Wednesday, November 09, 2011

In praise of the (almost) modern bicycle

The Subaru is in the shop, so I get an extra day of bike commuting this week. Most weeks I'm allowed one day of bike commuting leisure, but this week I have two. It's a blessing.

During today's commute though, the shifting was rough. I adjusted the cable, but it didn't help. Finally, i took it down to my workshop.

Wow. I'm amazed that Shimano Deore XT derailleur could shift at all. It was coated with sedimentary rock forming from strata of clay and oil and leaf and the odd bug. After a bit of excavating and polishing thought it shifts like new.

That's incredible. I paid $600 for that bike over 14 years ago ...

Commuting/Touring Bike

... I ended up buying the 1996 T400, primarily because I already owned the wheels and components found on the T2000 (I did spend $5.00 or so to upgrade the crummy front derailleur to a Deore LX, my existing front derailleur is not compatible with this bike's tubing.). I like the old-fashioned stone simple mounting of the shifters on the down tube and the older 7 speed Hyperglide cassette (freewheel)...

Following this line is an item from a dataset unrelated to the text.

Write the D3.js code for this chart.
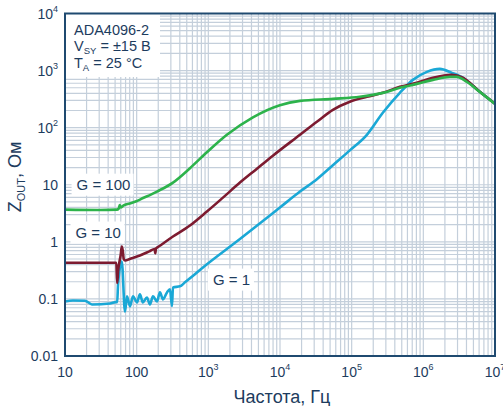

This touring/commuting bike just keeps going. Yes, I did have cyclocross wheels put on and I recycled some nice components, but the basic bike was pretty fine.

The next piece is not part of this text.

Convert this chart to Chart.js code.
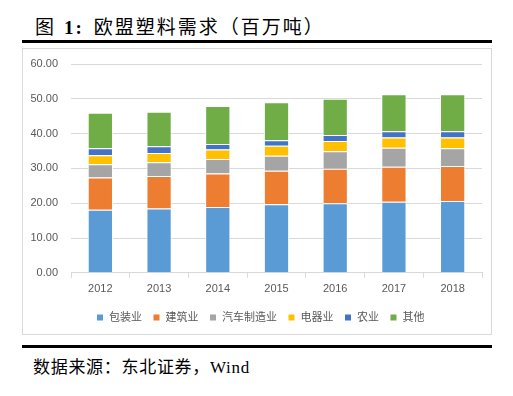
<!DOCTYPE html>
<html>
<head>
<meta charset="utf-8">
<script src="https://cdn.jsdelivr.net/npm/chart.js@4"></script>
<style>
    body { margin: 0; background: #fff; }
    #page { position: relative; width: 513px; height: 396px; background: #fff; overflow: hidden; }
    .cap { position: absolute; left: 35px; font-family: "Liberation Serif", "Noto Sans CJK SC", serif; color: #000; white-space: nowrap; }
    .rule { position: absolute; left: 22px; width: 470px; height: 3px; background: #000; }
    #box { position: absolute; left: 22px; top: 48px; width: 468px; height: 285px; border: 1px solid #d9d9d9; }
</style>
</head>
<body>
<div id="page">
    <div class="cap" style="top:12px; font-size:19px; letter-spacing:2px">图<b style="margin-left:8px">1:</b><span style="margin-left:10px">欧盟塑料需求（百万吨）</span></div>
    <div class="rule" style="top:40px"></div>
    <div id="box"><canvas id="demandChart" width="468" height="285"></canvas></div>
    <div class="rule" style="top:345px"></div>
    <div class="cap" style="top:353px; left:33px; font-size:17px; letter-spacing:0.7px">数据来源：东北证券，Wind</div>
</div>
<script>
// Data (million tonnes)
const years = ['2012', '2013', '2014', '2015', '2016', '2017', '2018'];
const packaging = [18.1, 18.5, 18.9, 19.7, 20.0, 20.4, 20.6];
const construction = [9.3, 9.3, 9.6, 9.6, 9.9, 10.1, 10.1];
const automotive = [3.8, 4.0, 4.2, 4.3, 5.0, 5.4, 5.1];
const electrical = [2.6, 2.6, 2.7, 2.9, 3.0, 3.0, 3.1];
const agriculture = [2.0, 2.0, 1.6, 1.6, 1.7, 1.8, 1.8];
const others = [10.2, 9.9, 10.9, 10.9, 10.4, 10.6, 10.6];
const yTicks = [0, 10, 20, 30, 40, 50, 60];

const seriesList = [
    { label: '包装业', data: packaging, color: '#5B9BD5' },
    { label: '建筑业', data: construction, color: '#ED7D31' },
    { label: '汽车制造业', data: automotive, color: '#A5A5A5' },
    { label: '电器业', data: electrical, color: '#FFC000' },
    { label: '农业', data: agriculture, color: '#4472C4' },
    { label: '其他', data: others, color: '#70AD47' }
];

const tickFont = { family: '"Liberation Sans", "Noto Sans CJK SC", sans-serif', size: 11 };

// nudge the legend a little to the right, the original is not centred on the canvas
const legendShift = {
    id: 'legendShift',
    afterLayout(chart) {
        chart.legend.left += 8;
        chart.legend.right += 8;
    }
};

document.addEventListener("DOMContentLoaded", function () {
    const ctx = document.getElementById('demandChart').getContext('2d');

    new Chart(ctx, {
        type: 'bar',
        data: {
            labels: years,
            datasets: seriesList.map(s => ({
                label: s.label,
                data: s.data,
                backgroundColor: s.color,
                borderColor: '#ffffff',
                borderWidth: 1,
                categoryPercentage: 1,
                barPercentage: 0.43
            }))
        },
        plugins: [legendShift],
        options: {
            responsive: false,
            animation: false,
            layout: { padding: { top: 15, right: 9, left: 0, bottom: 1 } },
            plugins: {
                legend: {
                    position: 'bottom',
                    labels: {
                        boxWidth: 7,
                        boxHeight: 7,
                        padding: 11,
                        color: '#595959',
                        font: tickFont
                    }
                },
                tooltip: { enabled: false }
            },
            scales: {
                x: {
                    stacked: true,
                    grid: { display: true, drawOnChartArea: false, drawTicks: true, tickLength: 5, color: '#d9d9d9', offset: true },
                    border: { display: true, color: '#d9d9d9' },
                    ticks: { color: '#595959', font: tickFont, padding: 5 }
                },
                y: {
                    stacked: true,
                    min: 0,
                    max: 60,
                    afterBuildTicks: scale => { scale.ticks = yTicks.map(v => ({ value: v })); },
                    afterFit: scale => { scale.width = 48; },
                    // invisible tick marks keep the labels away from the plot without extra top padding
                    grid: { color: '#d9d9d9', drawTicks: true, tickLength: 5, tickColor: 'rgba(0,0,0,0)' },
                    border: { display: false },
                    ticks: {
                        color: '#595959',
                        font: tickFont,
                        padding: 8,
                        callback: v => Number(v).toFixed(2)
                    }
                }
            }
        }
    });
});
</script>
</body>
</html>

It gets pathetically little maintenance, but it still runs.

I don't know what bikes are like today, but I assume they're equally fine. I can't justify a new one; I have three great bikes, including my 1976 Raleigh International,

a (hard fork!) 1988 Trek mountain bike and the Cannondale.

Bikes are good stuff. Spend a bit of money and get payback for fifty years.

AT&T and Google may give me hearburn, but a good bike is a joy forever.